Jeffrey Toobin’s The Nine—Part 4

Of the several mainstream-media reviews I’ve read of The Nine, the best is law professor (and blogger) Ann Althouse’s “Justice on the Couch” in the New York Sun.  Althouse calls The Nine “argument by impressionistic psychodrama” and faults Toobin for “stripping the reasoning out of his book.”

 

Consistent with Althouse’s criticism is Toobin’s strange praise for Justice O’Connor.  O’Connor is the hero of Toobin’s book.  Why?  Because she “steered the Court in line with [her] own cautious instincts—which were remarkably similar to those of the American people.”  Because “for O’Connor there was little difference between a judicial and a political philosophy.  She had an uncanny ear for American public opinion, and she kept her rulings closely tethered to what most people wanted or at least would accept.” 

 

It is a curious conception of the Supreme Court’s role that its judgments should reflect American public opinion.  If there is a single point on which conservative and liberal students of the Supreme Court would most agree, it may well be that the Court’s role in enforcing constitutional rights is inherently countermajoritarian.  Proponents of judicial restraint, on the one hand, and of the “living Constitution,” on the other, have very different views of how the Court should construe the Constitution, but they broadly agree that the Court should protect constitutional rights even—or, rather, especially—in the face of contrary public opinion, not tailor its views to reflect public opinion. 

 

Toobin might well be able to offer a coherent argument for his position, but he doesn’t even try to.  I will therefore not bore the reader with a comprehensive refutation of the many respects in which I believe his position makes no sense.  Because I consider the question irrelevant, I also have little interest in examining whether O’Connor in fact ruled in a way that mirrored American public opinion.  I’ll instead confine myself to a couple further observations.

 

In his chapters on Bush v.

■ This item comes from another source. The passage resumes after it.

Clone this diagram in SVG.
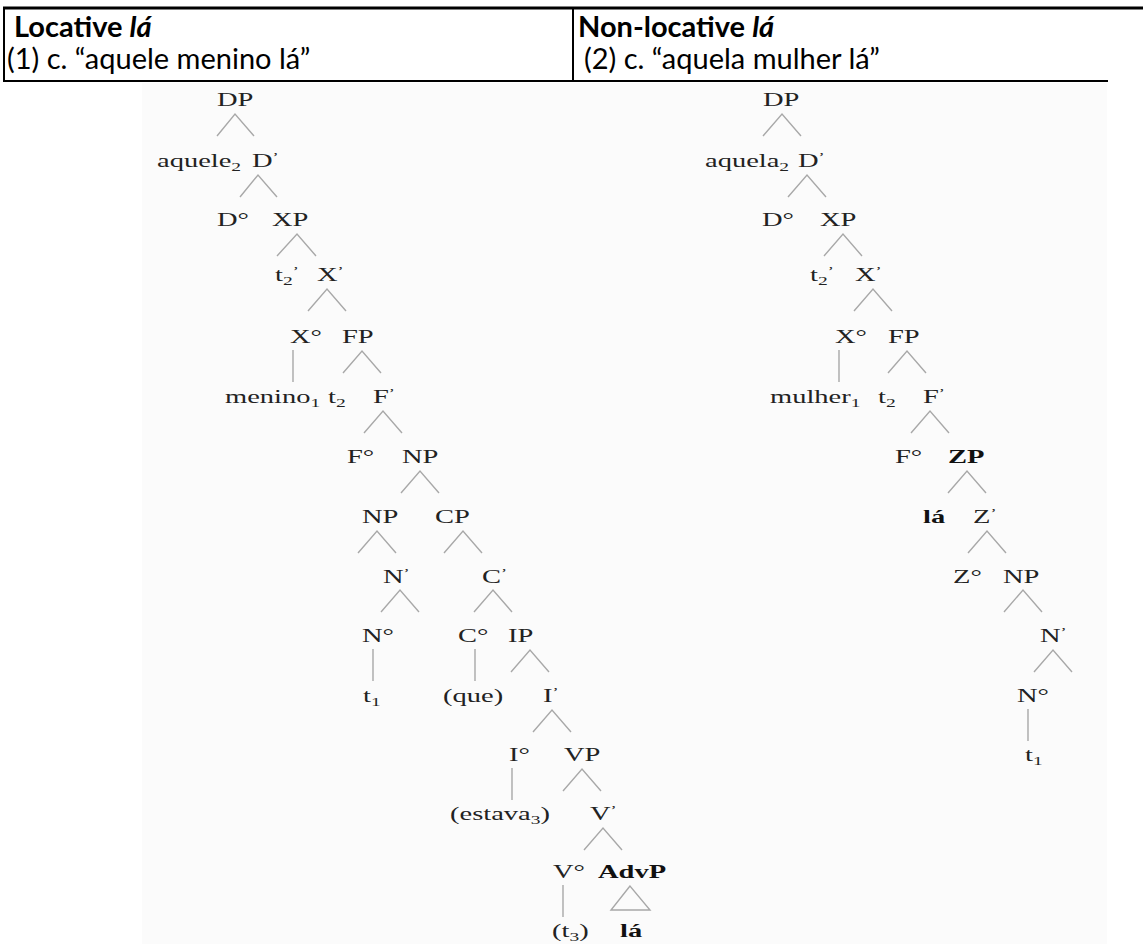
<svg xmlns="http://www.w3.org/2000/svg" width="1143" height="944" viewBox="0 0 1143 944">
<style>
.hd{font-family:Lato,"Open Sans",sans-serif;font-size:29px;fill:#000}
.b{font-weight:bold}
.t{font-family:"Liberation Serif","Times New Roman",serif;font-size:19px;fill:#222}
.sb{font-size:13px}
.pr{font-size:12px}
.bd{font-weight:bold;fill:#111}
.ln{stroke:#a8a8a8;stroke-width:1.4;fill:none}
.tb{stroke:#000;fill:none}
</style>
<rect width="1143" height="944" fill="#fff"/>
<g id="table">
<line class="tb" x1="3" y1="8" x2="1143" y2="8" stroke-width="3"/>
<line class="tb" x1="4" y1="8" x2="4" y2="82" stroke-width="2"/>
<line class="tb" x1="573" y1="8" x2="573" y2="82" stroke-width="2"/>
<line class="tb" x1="3" y1="81" x2="1108" y2="81" stroke-width="2"/>
<text class="hd b" x="14" y="37">Locative <tspan font-style="italic">lá</tspan></text>
<text class="hd" x="7" y="69">(1) c. “aquele menino lá”</text>
<text class="hd b" x="578" y="37">Non-locative <tspan font-style="italic">lá</tspan></text>
<text class="hd" x="584" y="69">(2) c. “aquela mulher lá”</text>
</g>
<rect x="142" y="83" width="965" height="861" fill="#fbfbfb"/>
<g id="connectors">
<path class="ln" d="M217,136 L235,114 L254,136 M240,197 L258,175 L277,197 M277,256 L297,234 L316,256 M308,311 L327,289 L346,311 M343,373 L362,351 L381,373 M364,433 L383,411 L402,433 M401,493 L420,471 L439,493 M358,553 L377,531 L396,553 M444,553 L463,531 L482,553 M381,612 L400,590 L419,612 M474,612 L493,590 L512,612 M511,672 L530,650 L549,672 M533,732 L552,710 L571,732 M563,791 L582,769 L601,791 M584,850 L603,828 L622,850"/>
<path class="ln" d="M293,350 V382 M373,649 V681 M475,649 V681 M512,768 V800 M563,885 V917"/>
<path class="ln" d="M630,886 L611,910 L650,910 Z"/>
<path class="ln" d="M763,136 L782,114 L801,136 M788,197 L807,175 L826,197 M824,256 L843,234 L862,256 M854,311 L873,289 L892,311 M888,373 L907,351 L926,373 M911,433 L930,411 L949,433 M948,493 L967,471 L986,493 M968,553 L987,531 L1006,553 M1004,612 L1023,590 L1042,612 M1034,672 L1053,650 L1072,672"/>
<path class="ln" d="M839,350 V382 M1028,709 V741"/>
</g>
<g id="tree-left">
<g id="l-DP"><text class="t" transform="translate(217,106) scale(1.5,1)">DP</text></g>
<g id="l-aquele"><text class="t" transform="translate(157,167) scale(1.5,1)">aquele<tspan class="sb" dy="4">2</tspan></text></g>
<g id="l-Dbar"><text class="t" transform="translate(252,167) scale(1.5,1)">D<tspan class="pr" dy="-6">’</tspan></text></g>
<g id="l-D0"><text class="t" transform="translate(217,226) scale(1.5,1)">D°</text></g>
<g id="l-XP"><text class="t" transform="translate(272,226) scale(1.5,1)">XP</text></g>
<g id="l-t2p"><text class="t" transform="translate(275,281) scale(1.5,1)">t<tspan class="sb" dy="4">2</tspan><tspan class="pr" dy="-10">’</tspan></text></g>
<g id="l-Xbar"><text class="t" transform="translate(317,281) scale(1.5,1)">X<tspan class="pr" dy="-6">’</tspan></text></g>
<g id="l-X0"><text class="t" transform="translate(290,343) scale(1.5,1)">X°</text></g>
<g id="l-FP"><text class="t" transform="translate(342,343) scale(1.5,1)">FP</text></g>
<g id="l-menino"><text class="t" transform="translate(225,403) scale(1.5,1)">menino<tspan class="sb" dy="4">1</tspan></text></g>
<g id="l-t2"><text class="t" transform="translate(328,403) scale(1.5,1)">t<tspan class="sb" dy="4">2</tspan></text></g>
<g id="l-Fbar"><text class="t" transform="translate(373,403) scale(1.5,1)">F<tspan class="pr" dy="-6">’</tspan></text></g>
<g id="l-F0"><text class="t" transform="translate(347,463) scale(1.5,1)">F°</text></g>
<g id="l-NP1"><text class="t" transform="translate(402,463) scale(1.5,1)">NP</text></g>
<g id="l-NP2"><text class="t" transform="translate(362,523) scale(1.5,1)">NP</text></g>
<g id="l-CP"><text class="t" transform="translate(435,523) scale(1.5,1)">CP</text></g>
<g id="l-Nbar"><text class="t" transform="translate(383,583) scale(1.5,1)">N<tspan class="pr" dy="-6">’</tspan></text></g>
<g id="l-Cbar"><text class="t" transform="translate(482,583) scale(1.5,1)">C<tspan class="pr" dy="-6">’</tspan></text></g>
<g id="l-N0"><text class="t" transform="translate(362,642) scale(1.5,1)">N°</text></g>
<g id="l-C0"><text class="t" transform="translate(458,642) scale(1.5,1)">C°</text></g>
<g id="l-IP"><text class="t" transform="translate(508,642) scale(1.5,1)">IP</text></g>
<g id="l-t1"><text class="t" transform="translate(363,702) scale(1.5,1)">t<tspan class="sb" dy="4">1</tspan></text></g>
<g id="l-que"><text class="t" transform="translate(443,702) scale(1.5,1)">(que)</text></g>
<g id="l-Ibar"><text class="t" transform="translate(543,702) scale(1.5,1)">I<tspan class="pr" dy="-6">’</tspan></text></g>
<g id="l-I0"><text class="t" transform="translate(509,761) scale(1.5,1)">I°</text></g>
<g id="l-VP"><text class="t" transform="translate(564,761) scale(1.5,1)">VP</text></g>
<g id="l-estava"><text class="t" transform="translate(450,820) scale(1.5,1)">(estava<tspan class="sb" dy="4">3</tspan><tspan dy="-4">)</tspan></text></g>
<g id="l-Vbar"><text class="t" transform="translate(590,820) scale(1.5,1)">V<tspan class="pr" dy="-6">’</tspan></text></g>
<g id="l-V0"><text class="t" transform="translate(553,878) scale(1.5,1)">V°</text></g>
<g id="l-AdvP"><text class="t bd" transform="translate(598,878) scale(1.5,1)">AdvP</text></g>
<g id="l-t3"><text class="t" transform="translate(552,937) scale(1.5,1)">(t<tspan class="sb" dy="4">3</tspan><tspan dy="-4">)</tspan></text></g>
<g id="l-la"><text class="t bd" transform="translate(620,937) scale(1.5,1)">lá</text></g>
</g>
<g id="tree-right">
<g id="r-DP"><text class="t" transform="translate(763,106) scale(1.5,1)">DP</text></g>
<g id="r-aquela"><text class="t" transform="translate(705,167) scale(1.5,1)">aquela<tspan class="sb" dy="4">2</tspan></text></g>
<g id="r-Dbar"><text class="t" transform="translate(798,167) scale(1.5,1)">D<tspan class="pr" dy="-6">’</tspan></text></g>
<g id="r-D0"><text class="t" transform="translate(762,226) scale(1.5,1)">D°</text></g>
<g id="r-XP"><text class="t" transform="translate(820,226) scale(1.5,1)">XP</text></g>
<g id="r-t2p"><text class="t" transform="translate(810,281) scale(1.5,1)">t<tspan class="sb" dy="4">2</tspan><tspan class="pr" dy="-10">’</tspan></text></g>
<g id="r-Xbar"><text class="t" transform="translate(855,281) scale(1.5,1)">X<tspan class="pr" dy="-6">’</tspan></text></g>
<g id="r-X0"><text class="t" transform="translate(835,343) scale(1.5,1)">X°</text></g>
<g id="r-FP"><text class="t" transform="translate(888,343) scale(1.5,1)">FP</text></g>
<g id="r-mulher"><text class="t" transform="translate(770,403) scale(1.5,1)">mulher<tspan class="sb" dy="4">1</tspan></text></g>
<g id="r-t2"><text class="t" transform="translate(878,403) scale(1.5,1)">t<tspan class="sb" dy="4">2</tspan></text></g>
<g id="r-Fbar"><text class="t" transform="translate(923,403) scale(1.5,1)">F<tspan class="pr" dy="-6">’</tspan></text></g>
<g id="r-F0"><text class="t" transform="translate(895,463) scale(1.5,1)">F°</text></g>
<g id="r-ZP"><text class="t bd" transform="translate(948,463) scale(1.5,1)">ZP</text></g>
<g id="r-la"><text class="t bd" transform="translate(923,523) scale(1.5,1)">lá</text></g>
<g id="r-Zbar"><text class="t" transform="translate(973,523) scale(1.5,1)">Z<tspan class="pr" dy="-6">’</tspan></text></g>
<g id="r-Z0"><text class="t" transform="translate(953,583) scale(1.5,1)">Z°</text></g>
<g id="r-NP"><text class="t" transform="translate(1003,583) scale(1.5,1)">NP</text></g>
<g id="r-Nbar"><text class="t" transform="translate(1040,642) scale(1.5,1)">N<tspan class="pr" dy="-6">’</tspan></text></g>
<g id="r-N0"><text class="t" transform="translate(1017,702) scale(1.5,1)">N°</text></g>
<g id="r-t1"><text class="t" transform="translate(1025,761) scale(1.5,1)">t<tspan class="sb" dy="4">1</tspan></text></g>
</g>
</svg>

Gore, Toobin excoriates the Court for the “inept and unsavory manner with which the justices exercised their power.”  He argues that “the Republicans’ [i.e., Bush team’s] appeal to the Court, and especially to O’Connor, was more political than legal,” since “as always for O’Connor, the practical consequences would matter more than the legal theory.”  Perhaps I missed it, but I don’t see where Toobin rests his negative assessment of Bush v. Gore on its being out of step with “what most people wanted or at least would accept.”  What this suggests is that Toobin himself rightly doesn’t take seriously the stated basis for his overall celebration of O’Connor. 

 

In discussing the Court’s 2000 ruling in Stenberg v. Carhart, Toobin concedes that O’Connor’s vote to strike down Nebraska’s partial-birth abortion ban “was not supported by public opinion.”  If reflecting public opinion is the hallmark of a good Supreme Court ruling, then Toobin ought to welcome the fact that Justice Alito’s replacement of O’Connor helped produce the Court’s decision last term rejecting a facial challenge to the federal partial-birth abortion law.  Indeed, contrary to what Toobin asserts, the Court’s current precedents on abortion prevent the American people from enacting all sorts of laws that large majorities favor:  as documented here, well in excess of 60% of Americans believe that abortion should be illegal in the very circumstances that actually account for well over 90% of this country’s abortions.  Since Toobin regards abortion as the “central legal issue before the Court,” Toobin’s anticipation that Alito will help restore abortion policy to the democratic processes ought to lead Toobin to celebrate Alito’s replacement of O’Connor, not to cast him as the anti-hero.